## Objective
Would you transcribe the whole listing exactly, minus its pictures?

## Dataset excerpt
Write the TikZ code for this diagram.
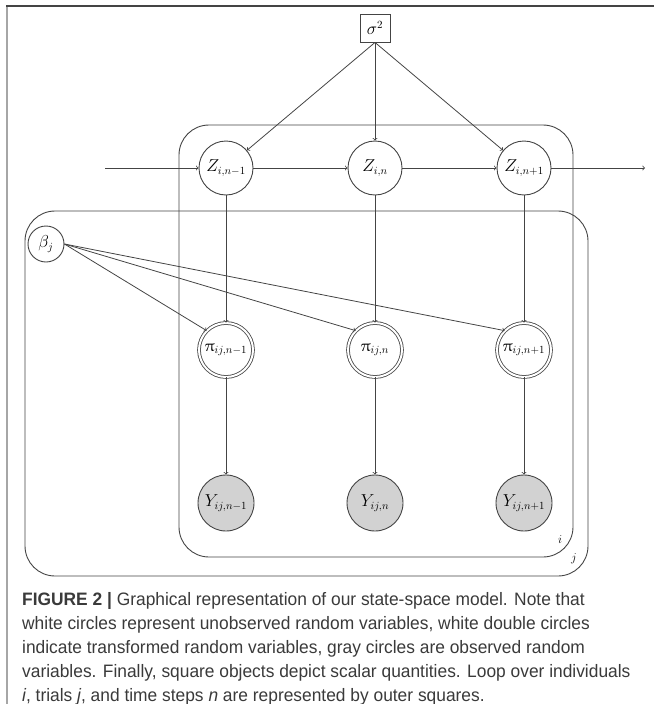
\documentclass[tikz,border=0pt]{standalone}
\usepackage{fontspec}
\usepackage{upgreek}
\newfontfamily\capfont[FakeStretch=0.965]{Liberation Sans}
\definecolor{capgray}{HTML}{3A3A3A}
\definecolor{yfill}{HTML}{D2D2D2}
\definecolor{linegray}{HTML}{444444}
\begin{document}
\begin{tikzpicture}[x=1pt,y=-1pt,
  every node/.style={font=\fontsize{16}{18}\selectfont},
  var/.style={circle,draw=linegray,line width=0.9pt,minimum size=54pt,inner sep=0pt},
  tvar/.style={circle,draw=linegray,line width=0.8pt,double,double distance=2pt,minimum size=54pt,inner sep=0pt},
  ovar/.style={circle,draw=linegray,line width=0.9pt,fill=yfill,minimum size=56pt,inner sep=0pt},
  sbox/.style={draw=linegray,line width=0.9pt,minimum width=30pt,minimum height=28pt,inner sep=0pt},
  plate/.style={draw=linegray,line width=0.9pt,rounded corners=30pt},
  arr/.style={->,draw=linegray,line width=0.8pt},
  capline/.style={anchor=base west,inner sep=0pt,text=capgray,font=\capfont\fontsize{18}{22}\selectfont}
]
\useasboundingbox (0,0) rectangle (654,704);
% frame
\draw[line width=1.6pt,color=gray!70] (7,704) -- (7,6);
\draw[line width=1.4pt,color=linegray] (6.2,6) -- (654,6);
% plates
\draw[plate] (179,125) rectangle (573,557);
\draw[plate] (25,211) rectangle (588,576);
\node[inner sep=0pt,font=\fontsize{13}{15}\selectfont] (li) at (560,540) {$i$};
\node[inner sep=0pt,font=\fontsize{13}{15}\selectfont] (lj) at (574,559) {$j$};
% nodes
\node[sbox,fill=white] (s) at (375,28) {$\sigma^2$};
\node[var,fill=white] (z1) at (226,168) {$Z_{i,n-1}$};
\node[var,fill=white] (z2) at (375,168) {$Z_{i,n}$};
\node[var,fill=white] (z3) at (524,168) {$Z_{i,n+1}$};
\node[var,minimum size=36pt,fill=white] (b) at (46,244) {$\beta_j$};
\node[tvar,fill=white] (p1) at (226,350) {$\uppi_{ij,n-1}$};
\node[tvar,fill=white] (p2) at (375,350) {$\uppi_{ij,n}$};
\node[tvar,fill=white] (p3) at (524,350) {$\uppi_{ij,n+1}$};
\node[ovar] (y1) at (226,503) {$Y_{ij,n-1}$};
\node[ovar] (y2) at (375,503) {$Y_{ij,n}$};
\node[ovar] (y3) at (524,503) {$Y_{ij,n+1}$};
\coordinate (in) at (105,168);
\coordinate (out) at (645,168);
% edges
\draw[arr] (s.south) -- (z1);
\draw[arr] (s.south) -- (z2);
\draw[arr] (s.south) -- (z3);
\draw[arr] (in) -- (z1);
\draw[arr] (z1) -- (z2);
\draw[arr] (z2) -- (z3);
\draw[arr] (z3) -- (out);
\draw[arr] (z1) -- (p1);
\draw[arr] (z2) -- (p2);
\draw[arr] (z3) -- (p3);
\draw[arr] (b.east) -- (p1.135);
\draw[arr] (b.east) -- (p2.135);
\draw[arr] (b.east) -- (p3.135);
\draw[arr] (p1) -- (y1);
\draw[arr] (p2) -- (y2);
\draw[arr] (p3) -- (y3);
% caption
\node[capline] (c1) at (22,605) {\textbf{FIGURE 2 |} Graphical representation of our state-space model. Note that};
\node[capline] (c2) at (22,629) {white circles represent unobserved random variables, white double circles};
\node[capline] (c3) at (22,653) {indicate transformed random variables, gray circles are observed random};
\node[capline] (c4) at (22,677) {variables. Finally, square objects depict scalar quantities. Loop over individuals};
\node[capline] (c5) at (22,701) {\textit{i}, trials \textit{j}, and time steps \textit{n} are represented by outer squares.};
\end{tikzpicture}
\end{document}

## Answer to this task
Write the TikZ code for this diagram.
\documentclass[tikz,border=0pt]{standalone}
\usepackage{fontspec}
\usepackage{upgreek}
\newfontfamily\capfont[FakeStretch=0.965]{Liberation Sans}
\definecolor{capgray}{HTML}{3A3A3A}
\definecolor{yfill}{HTML}{D2D2D2}
\definecolor{linegray}{HTML}{444444}
\begin{document}
\begin{tikzpicture}[x=1pt,y=-1pt,
  every node/.style={font=\fontsize{16}{18}\selectfont},
  var/.style={circle,draw=linegray,line width=0.9pt,minimum size=54pt,inner sep=0pt},
  tvar/.style={circle,draw=linegray,line width=0.8pt,double,double distance=2pt,minimum size=54pt,inner sep=0pt},
  ovar/.style={circle,draw=linegray,line width=0.9pt,fill=yfill,minimum size=56pt,inner sep=0pt},
  sbox/.style={draw=linegray,line width=0.9pt,minimum width=30pt,minimum height=28pt,inner sep=0pt},
  plate/.style={draw=linegray,line width=0.9pt,rounded corners=30pt},
  arr/.style={->,draw=linegray,line width=0.8pt},
  capline/.style={anchor=base west,inner sep=0pt,text=capgray,font=\capfont\fontsize{18}{22}\selectfont}
]
\useasboundingbox (0,0) rectangle (654,704);
% frame
\draw[line width=1.6pt,color=gray!70] (7,704) -- (7,6);
\draw[line width=1.4pt,color=linegray] (6.2,6) -- (654,6);
% plates
\draw[plate] (179,125) rectangle (573,557);
\draw[plate] (25,211) rectangle (588,576);
\node[inner sep=0pt,font=\fontsize{13}{15}\selectfont] (li) at (560,540) {$i$};
\node[inner sep=0pt,font=\fontsize{13}{15}\selectfont] (lj) at (574,559) {$j$};
% nodes
\node[sbox,fill=white] (s) at (375,28) {$\sigma^2$};
\node[var,fill=white] (z1) at (226,168) {$Z_{i,n-1}$};
\node[var,fill=white] (z2) at (375,168) {$Z_{i,n}$};
\node[var,fill=white] (z3) at (524,168) {$Z_{i,n+1}$};
\node[var,minimum size=36pt,fill=white] (b) at (46,244) {$\beta_j$};
\node[tvar,fill=white] (p1) at (226,350) {$\uppi_{ij,n-1}$};
\node[tvar,fill=white] (p2) at (375,350) {$\uppi_{ij,n}$};
\node[tvar,fill=white] (p3) at (524,350) {$\uppi_{ij,n+1}$};
\node[ovar] (y1) at (226,503) {$Y_{ij,n-1}$};
\node[ovar] (y2) at (375,503) {$Y_{ij,n}$};
\node[ovar] (y3) at (524,503) {$Y_{ij,n+1}$};
\coordinate (in) at (105,168);
\coordinate (out) at (645,168);
% edges
\draw[arr] (s.south) -- (z1);
\draw[arr] (s.south) -- (z2);
\draw[arr] (s.south) -- (z3);
\draw[arr] (in) -- (z1);
\draw[arr] (z1) -- (z2);
\draw[arr] (z2) -- (z3);
\draw[arr] (z3) -- (out);
\draw[arr] (z1) -- (p1);
\draw[arr] (z2) -- (p2);
\draw[arr] (z3) -- (p3);
\draw[arr] (b.east) -- (p1.135);
\draw[arr] (b.east) -- (p2.135);
\draw[arr] (b.east) -- (p3.135);
\draw[arr] (p1) -- (y1);
\draw[arr] (p2) -- (y2);
\draw[arr] (p3) -- (y3);
% caption
\node[capline] (c1) at (22,605) {\textbf{FIGURE 2 |} Graphical representation of our state-space model. Note that};
\node[capline] (c2) at (22,629) {white circles represent unobserved random variables, white double circles};
\node[capline] (c3) at (22,653) {indicate transformed random variables, gray circles are observed random};
\node[capline] (c4) at (22,677) {variables. Finally, square objects depict scalar quantities. Loop over individuals};
\node[capline] (c5) at (22,701) {\textit{i}, trials \textit{j}, and time steps \textit{n} are represented by outer squares.};
\end{tikzpicture}
\end{document}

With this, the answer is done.